Assessment test scores improve

September 15, 2004|by TAMELA BAKER

Students in Washington County Public Schools showed a marked improvement this year in High School Assessment test scores over the previous year.

According to numbers released Tuesday by the county school system, students raised their pass rates in all four subjects tested: English, biology, algebra and government. The most dramatic change came in English assessments, in which students posted a 10.6 percent increase from 2003 scores.

State Superintendent of Schools Nancy Grasmick announced last week that test scores rose statewide; according to numbers released Tuesday, county students surpassed the state averages in three of the four categories, but lagged in English even with the higher numbers.


Last year, Washington County students surpassed the state pass rate in English, achieving a 41.2 percent pass rate compared with the state rate of 39.8 percent. This year in English assessments, the county pass rate was 51.8 percent, while the state posted a pass rate of 53 percent.

The Maryland State Board of Education voted in June to require students to pass the assessments to receive high school diplomas. The first class to be affected by that requirement is the class of 2009, now in eighth grade. Students have been taking the tests for the past three years but have not been required to pass them.

School officials "are phasing in the requirements," said Carol Mowen, spokeswoman for Washington County Public Schools. Although students are not yet required to pass, the results are included in their transcripts, Mowen said.
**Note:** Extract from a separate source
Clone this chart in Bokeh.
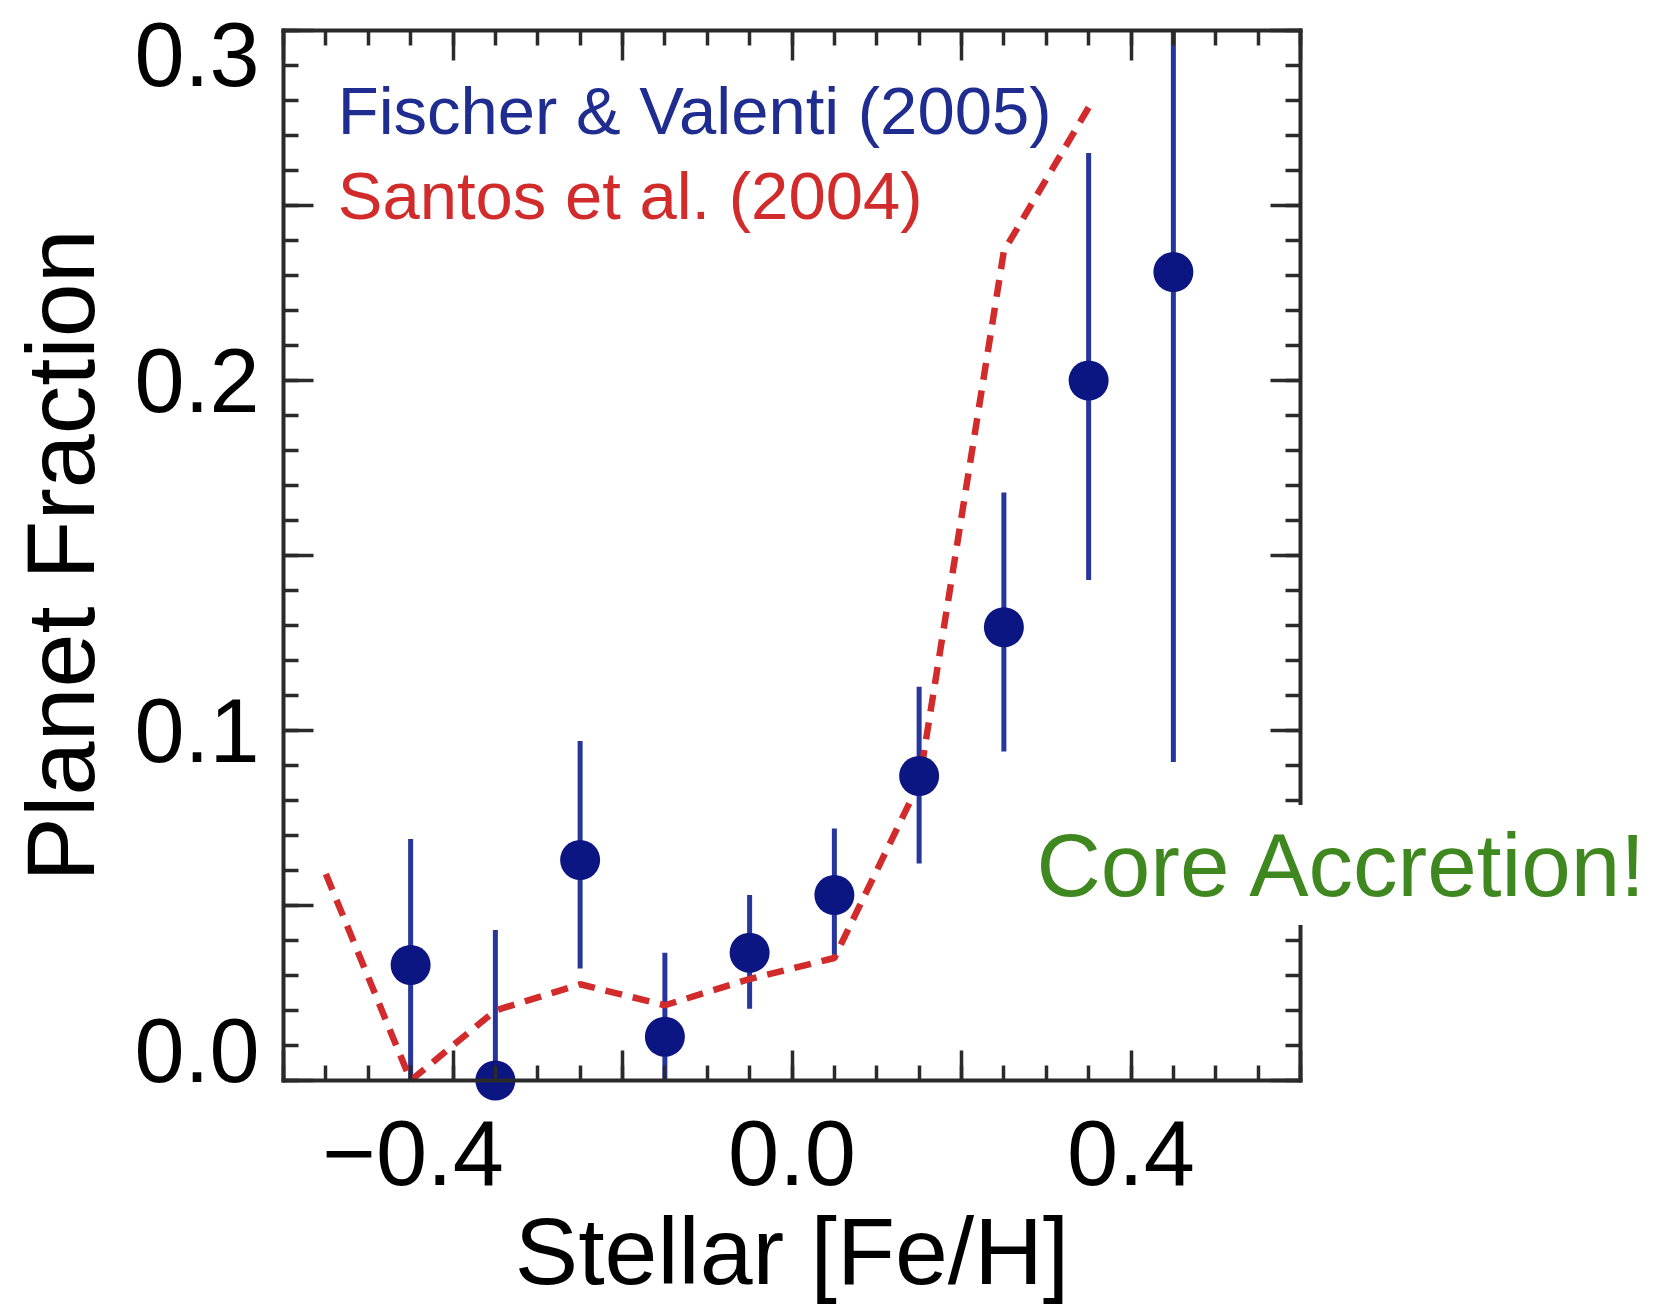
from bokeh.plotting import figure
from bokeh.models import (Range1d, LinearAxis, FixedTicker, Label, LabelSet,
                          ColumnDataSource, CustomJSTickFormatter)
from bokeh.core.properties import value
from bokeh.embed import file_html
from bokeh.resources import INLINE

# ---- data ----
feh_fv = [-0.45, -0.35, -0.25, -0.15, -0.05, 0.05, 0.15, 0.25, 0.35, 0.45]
frac_fv = [0.033, 0.0, 0.063, 0.0125, 0.0365, 0.053, 0.087, 0.1295, 0.200, 0.231]
err_lo_fv = [0.0, 0.0, 0.032, 0.0, 0.0205, 0.035, 0.062, 0.094, 0.143, 0.091]
err_hi_fv = [0.069, 0.043, 0.097, 0.0365, 0.053, 0.072, 0.1125, 0.168, 0.265, 0.3]

feh_santos = [-0.55, -0.45, -0.35, -0.25, -0.15, -0.05, 0.05, 0.15, 0.25, 0.35]
frac_santos = [0.059, 0.0, 0.020, 0.0275, 0.0215, 0.029, 0.035, 0.085, 0.237, 0.278]

x_major_ticks = [-0.6, -0.4, -0.2, 0.0, 0.2, 0.4, 0.6]
x_minor_ticks = [-0.6, -0.55, -0.5, -0.45, -0.4, -0.35, -0.3, -0.25, -0.2, -0.15, -0.1, -0.05,
                 0.0, 0.05, 0.1, 0.15, 0.2, 0.25, 0.3, 0.35, 0.4, 0.45, 0.5, 0.55, 0.6]
x_label_values = [-0.4, 0.0, 0.4]
x_label_texts = ["\u22120.4", "0.0", "0.4"]

y_major_ticks = [0.0, 0.05, 0.1, 0.15, 0.2, 0.25, 0.3]
y_minor_ticks = [0.0, 0.01, 0.02, 0.03, 0.04, 0.05, 0.06, 0.07, 0.08, 0.09, 0.1,
                 0.11, 0.12, 0.13, 0.14, 0.15, 0.16, 0.17, 0.18, 0.19, 0.2,
                 0.21, 0.22, 0.23, 0.24, 0.25, 0.26, 0.27, 0.28, 0.29, 0.3]
y_label_values = [0.0, 0.1, 0.2, 0.3]
y_label_texts = ["0.0", "0.1", "0.2", "0.3"]

# label nudges in screen pixels (style, not data)
x_label_dx = [-40, 0, 0]
y_label_dy = [30, 0, 0, -24]

FONT = "Liberation Sans"
AXC = "#2a2a2a"
BLUE_DOT = "#0b1682"
BLUE_BAR = "#26369c"
BLUE_TXT = "#1f2c90"
RED = "#d22b2b"
GREEN = "#3f871f"

X0, X1 = -0.6, 0.6
Y0, Y1 = 0.0, 0.3
PX_X = 847.5   # pixels per unit [Fe/H]
PX_Y = 3500.0  # pixels per unit fraction
FL, FT = 283, 1080  # pixel position of x=X0 and y=Y0
W, H = 1658, 1309

p = figure(width=W, height=H,
           x_range=Range1d(X0 - FL / PX_X, X0 + (W - FL) / PX_X),
           y_range=Range1d(Y0 - (H - FT) / PX_Y, Y0 + FT / PX_Y),
           output_backend="svg", toolbar_location=None,
           x_axis_location=None, y_axis_location=None,
           min_border=0, min_border_left=0, min_border_right=0,
           min_border_top=0, min_border_bottom=0)
p.outline_line_color = None
p.background_fill_color = "white"
p.border_fill_color = "white"
p.xgrid.visible = False
p.ygrid.visible = False

blank = CustomJSTickFormatter(code="return ''")


def style(ax):
    ax.formatter = blank
    ax.axis_line_color = AXC
    ax.axis_line_width = 4
    ax.axis_line_cap = "square"
    ax.major_tick_line_color = AXC
    ax.minor_tick_line_color = AXC
    ax.major_tick_line_width = 3.5
    ax.minor_tick_line_width = 3.5
    ax.major_tick_in = 30
    ax.major_tick_out = 0
    ax.minor_tick_in = 15
    ax.minor_tick_out = 0
    ax.major_label_standoff = 0
    ax.axis_label_text_font = FONT
    ax.axis_label_text_font_style = "normal"
    ax.axis_label_text_color = "black"


xticker = FixedTicker(ticks=x_major_ticks, minor_ticks=x_minor_ticks)
yticker = FixedTicker(ticks=y_major_ticks, minor_ticks=y_minor_ticks)

xb = LinearAxis(ticker=xticker, fixed_location=Y0, bounds=(X0, X1),
                axis_label="Stellar [Fe/H]")
style(xb)
xb.axis_label_text_font_size = "95px"
xb.axis_label_standoff = 117
p.add_layout(xb, "below")

xt = LinearAxis(ticker=xticker, fixed_location=Y1, bounds=(X0, X1))
style(xt)
p.add_layout(xt, "above")

yl = LinearAxis(ticker=yticker, fixed_location=X0, bounds=(Y0, Y1),
                axis_label="Planet Fraction")
style(yl)
yl.axis_label_text_font_size = "97px"
yl.axis_label_standoff = 169
p.add_layout(yl, "left")

yr = LinearAxis(ticker=yticker, fixed_location=X1, bounds=(Y0, Y1))
style(yr)
p.add_layout(yr, "right")

# tick labels
xsrc = ColumnDataSource(dict(x=x_label_values, text=x_label_texts, dx=x_label_dx))
p.add_layout(LabelSet(x="x", y=Y0, text="text", source=xsrc, x_offset="dx", y_offset=-72,
                      text_align="center", text_baseline="middle",
                      text_font=value(FONT), text_font_size=value("92px"),
                      text_color=value("black")))
ysrc = ColumnDataSource(dict(y=y_label_values, text=y_label_texts, dy=y_label_dy))
p.add_layout(LabelSet(x=X0, y="y", text="text", source=ysrc, x_offset=-24, y_offset="dy",
                      text_align="right", text_baseline="middle",
                      text_font=value(FONT), text_font_size=value("90px"),
                      text_color=value("black")))

# data marks
p.segment(x0=feh_fv, y0=err_lo_fv, x1=feh_fv, y1=err_hi_fv,
          line_color=BLUE_BAR, line_width=5)
p.line(feh_santos, frac_santos, line_color=RED, line_width=6.5,
       line_dash="17 11", line_cap="butt")
p.scatter(feh_fv, frac_fv, size=40, fill_color=BLUE_DOT, line_color=None)

# legend texts
p.add_layout(Label(x=-0.536, y=0.2771, text="Fischer & Valenti (2005)",
                   text_font=FONT, text_font_size="67px", text_color=BLUE_TXT,
                   text_baseline="middle"))
p.add_layout(Label(x=-0.536, y=0.2530, text="Santos et al. (2004)",
                   text_font=FONT, text_font_size="67px", text_color=RED,
                   text_baseline="middle"))

p.add_layout(Label(x=0.2767, y=0.0616, text="Core Accretion!",
                   text_font=FONT, text_font_size="89px", text_color=GREEN,
                   text_baseline="middle",
                   background_fill_color="white", padding=10))

open("out.html", "w").write(file_html(p, INLINE))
The scores announced Tuesday are the results of tests taken during the 2003-04 academic year.

On the algebra test, the county posted a 75.9 percent pass rate, an improvement of 7.2 percent from the previous year. In biology, students achieved a 64.2 percent pass rate, a 6.6 percent gain from the previous year. And in government, the pass rate was 66.7 percent, a gain of 6.4 percent.

Other state pass rates were:

· Biology: 60.9 percent, up from 54.3 percent in 2003

· Government: 65.9 percent, up from 60.2 percent

· Algebra: 58.8 percent, up from 53.2 percent

Four Washington County high schools - Boonsboro, Clear Spring, Smithsburg and South Hagerstown - posted gains on the assessments, and South High posted a double-digit improvement in all four categories, school officials said.

"All staff in our system have been very focused on improving the academic challenge in our high school programs, so that our graduates can be successful in achieving whatever their post-secondary goals may be," Schools Superintendent Elizabeth Morgan said in a statement. "These results demonstrate that the high school improvement initiatives in our master plan are taking hold."

Those improvement initiatives included new curricula designed around the tests and adding "student achievement specialists" in math and English to work with students and teachers, said Boyd Michael, executive director of secondary education for Washington County Public Schools. He said school officials continually analyze teaching methods to make improvements.

"We're looking at past practices to see what is proven to work," he said.